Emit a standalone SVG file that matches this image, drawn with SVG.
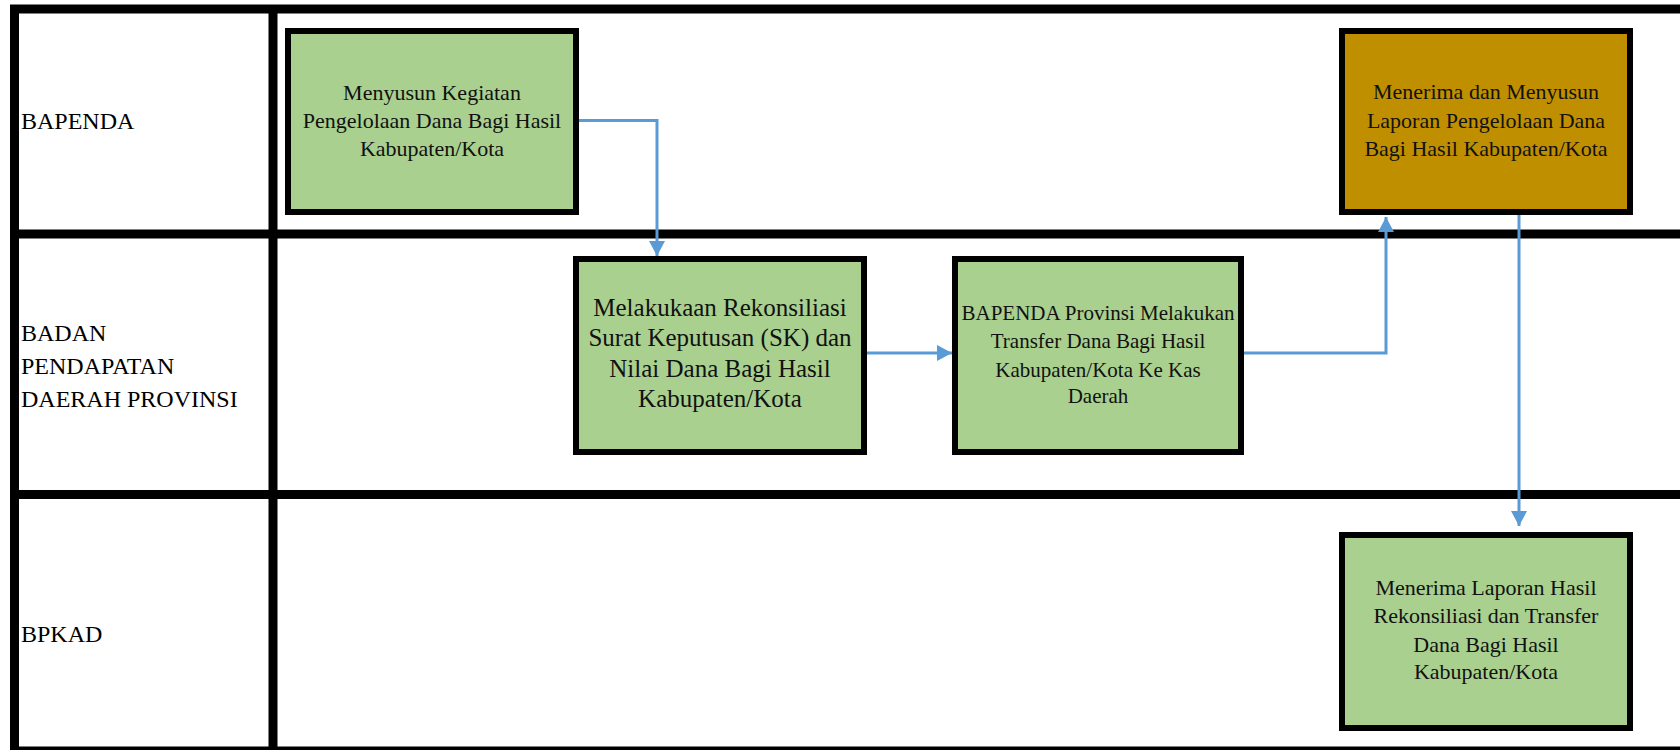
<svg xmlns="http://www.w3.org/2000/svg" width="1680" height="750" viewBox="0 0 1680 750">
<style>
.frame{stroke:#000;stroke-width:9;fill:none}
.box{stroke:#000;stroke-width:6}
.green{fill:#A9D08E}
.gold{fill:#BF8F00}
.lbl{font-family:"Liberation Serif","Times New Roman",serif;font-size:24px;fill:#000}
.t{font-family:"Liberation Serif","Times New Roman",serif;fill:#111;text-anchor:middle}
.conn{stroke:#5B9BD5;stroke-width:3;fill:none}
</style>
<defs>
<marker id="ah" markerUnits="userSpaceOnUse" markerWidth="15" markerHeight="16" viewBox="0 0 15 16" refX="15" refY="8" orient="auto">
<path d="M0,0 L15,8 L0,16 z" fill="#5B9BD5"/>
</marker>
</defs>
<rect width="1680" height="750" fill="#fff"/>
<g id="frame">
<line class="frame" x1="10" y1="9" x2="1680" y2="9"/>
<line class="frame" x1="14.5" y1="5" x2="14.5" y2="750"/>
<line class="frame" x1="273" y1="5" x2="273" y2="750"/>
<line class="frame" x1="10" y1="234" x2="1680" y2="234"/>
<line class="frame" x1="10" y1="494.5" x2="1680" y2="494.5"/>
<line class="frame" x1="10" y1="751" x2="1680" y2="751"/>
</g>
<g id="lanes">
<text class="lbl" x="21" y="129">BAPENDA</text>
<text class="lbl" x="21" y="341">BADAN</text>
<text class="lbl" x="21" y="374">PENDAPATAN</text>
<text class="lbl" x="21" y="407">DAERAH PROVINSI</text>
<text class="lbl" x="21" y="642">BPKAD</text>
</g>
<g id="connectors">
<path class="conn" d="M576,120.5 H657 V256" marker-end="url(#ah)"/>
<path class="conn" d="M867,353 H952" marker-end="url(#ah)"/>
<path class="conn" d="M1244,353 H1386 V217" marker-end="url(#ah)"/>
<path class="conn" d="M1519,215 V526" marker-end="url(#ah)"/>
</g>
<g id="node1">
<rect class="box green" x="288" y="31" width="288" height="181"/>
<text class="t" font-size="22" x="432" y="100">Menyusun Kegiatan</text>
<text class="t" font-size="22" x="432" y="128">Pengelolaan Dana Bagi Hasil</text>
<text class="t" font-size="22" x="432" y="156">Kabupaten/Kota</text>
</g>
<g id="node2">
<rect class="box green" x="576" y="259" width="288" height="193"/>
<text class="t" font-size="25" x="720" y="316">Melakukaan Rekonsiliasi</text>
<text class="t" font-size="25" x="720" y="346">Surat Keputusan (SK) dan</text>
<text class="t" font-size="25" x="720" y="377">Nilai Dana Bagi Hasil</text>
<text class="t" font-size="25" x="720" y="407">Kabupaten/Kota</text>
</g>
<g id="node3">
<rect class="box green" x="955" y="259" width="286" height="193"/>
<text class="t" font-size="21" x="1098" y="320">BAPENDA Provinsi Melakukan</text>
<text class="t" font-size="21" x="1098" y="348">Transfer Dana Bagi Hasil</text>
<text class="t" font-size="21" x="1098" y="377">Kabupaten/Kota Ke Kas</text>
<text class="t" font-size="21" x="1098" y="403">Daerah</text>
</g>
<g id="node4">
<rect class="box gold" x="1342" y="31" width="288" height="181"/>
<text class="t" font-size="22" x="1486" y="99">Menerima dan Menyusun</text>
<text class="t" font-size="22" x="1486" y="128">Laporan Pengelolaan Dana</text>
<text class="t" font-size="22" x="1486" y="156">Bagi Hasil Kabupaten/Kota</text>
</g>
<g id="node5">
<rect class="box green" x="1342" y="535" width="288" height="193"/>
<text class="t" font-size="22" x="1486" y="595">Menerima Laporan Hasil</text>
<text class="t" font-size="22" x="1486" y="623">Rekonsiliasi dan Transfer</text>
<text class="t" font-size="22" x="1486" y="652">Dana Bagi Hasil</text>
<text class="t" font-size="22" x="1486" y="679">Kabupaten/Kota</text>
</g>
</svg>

• • •

#### Directive
Copy out each line word for word, please, skipping the images.

#### Problem solution
Emit a standalone SVG file that matches this image, drawn with SVG.
<svg xmlns="http://www.w3.org/2000/svg" width="1680" height="750" viewBox="0 0 1680 750">
<style>
.frame{stroke:#000;stroke-width:9;fill:none}
.box{stroke:#000;stroke-width:6}
.green{fill:#A9D08E}
.gold{fill:#BF8F00}
.lbl{font-family:"Liberation Serif","Times New Roman",serif;font-size:24px;fill:#000}
.t{font-family:"Liberation Serif","Times New Roman",serif;fill:#111;text-anchor:middle}
.conn{stroke:#5B9BD5;stroke-width:3;fill:none}
</style>
<defs>
<marker id="ah" markerUnits="userSpaceOnUse" markerWidth="15" markerHeight="16" viewBox="0 0 15 16" refX="15" refY="8" orient="auto">
<path d="M0,0 L15,8 L0,16 z" fill="#5B9BD5"/>
</marker>
</defs>
<rect width="1680" height="750" fill="#fff"/>
<g id="frame">
<line class="frame" x1="10" y1="9" x2="1680" y2="9"/>
<line class="frame" x1="14.5" y1="5" x2="14.5" y2="750"/>
<line class="frame" x1="273" y1="5" x2="273" y2="750"/>
<line class="frame" x1="10" y1="234" x2="1680" y2="234"/>
<line class="frame" x1="10" y1="494.5" x2="1680" y2="494.5"/>
<line class="frame" x1="10" y1="751" x2="1680" y2="751"/>
</g>
<g id="lanes">
<text class="lbl" x="21" y="129">BAPENDA</text>
<text class="lbl" x="21" y="341">BADAN</text>
<text class="lbl" x="21" y="374">PENDAPATAN</text>
<text class="lbl" x="21" y="407">DAERAH PROVINSI</text>
<text class="lbl" x="21" y="642">BPKAD</text>
</g>
<g id="connectors">
<path class="conn" d="M576,120.5 H657 V256" marker-end="url(#ah)"/>
<path class="conn" d="M867,353 H952" marker-end="url(#ah)"/>
<path class="conn" d="M1244,353 H1386 V217" marker-end="url(#ah)"/>
<path class="conn" d="M1519,215 V526" marker-end="url(#ah)"/>
</g>
<g id="node1">
<rect class="box green" x="288" y="31" width="288" height="181"/>
<text class="t" font-size="22" x="432" y="100">Menyusun Kegiatan</text>
<text class="t" font-size="22" x="432" y="128">Pengelolaan Dana Bagi Hasil</text>
<text class="t" font-size="22" x="432" y="156">Kabupaten/Kota</text>
</g>
<g id="node2">
<rect class="box green" x="576" y="259" width="288" height="193"/>
<text class="t" font-size="25" x="720" y="316">Melakukaan Rekonsiliasi</text>
<text class="t" font-size="25" x="720" y="346">Surat Keputusan (SK) dan</text>
<text class="t" font-size="25" x="720" y="377">Nilai Dana Bagi Hasil</text>
<text class="t" font-size="25" x="720" y="407">Kabupaten/Kota</text>
</g>
<g id="node3">
<rect class="box green" x="955" y="259" width="286" height="193"/>
<text class="t" font-size="21" x="1098" y="320">BAPENDA Provinsi Melakukan</text>
<text class="t" font-size="21" x="1098" y="348">Transfer Dana Bagi Hasil</text>
<text class="t" font-size="21" x="1098" y="377">Kabupaten/Kota Ke Kas</text>
<text class="t" font-size="21" x="1098" y="403">Daerah</text>
</g>
<g id="node4">
<rect class="box gold" x="1342" y="31" width="288" height="181"/>
<text class="t" font-size="22" x="1486" y="99">Menerima dan Menyusun</text>
<text class="t" font-size="22" x="1486" y="128">Laporan Pengelolaan Dana</text>
<text class="t" font-size="22" x="1486" y="156">Bagi Hasil Kabupaten/Kota</text>
</g>
<g id="node5">
<rect class="box green" x="1342" y="535" width="288" height="193"/>
<text class="t" font-size="22" x="1486" y="595">Menerima Laporan Hasil</text>
<text class="t" font-size="22" x="1486" y="623">Rekonsiliasi dan Transfer</text>
<text class="t" font-size="22" x="1486" y="652">Dana Bagi Hasil</text>
<text class="t" font-size="22" x="1486" y="679">Kabupaten/Kota</text>
</g>
</svg>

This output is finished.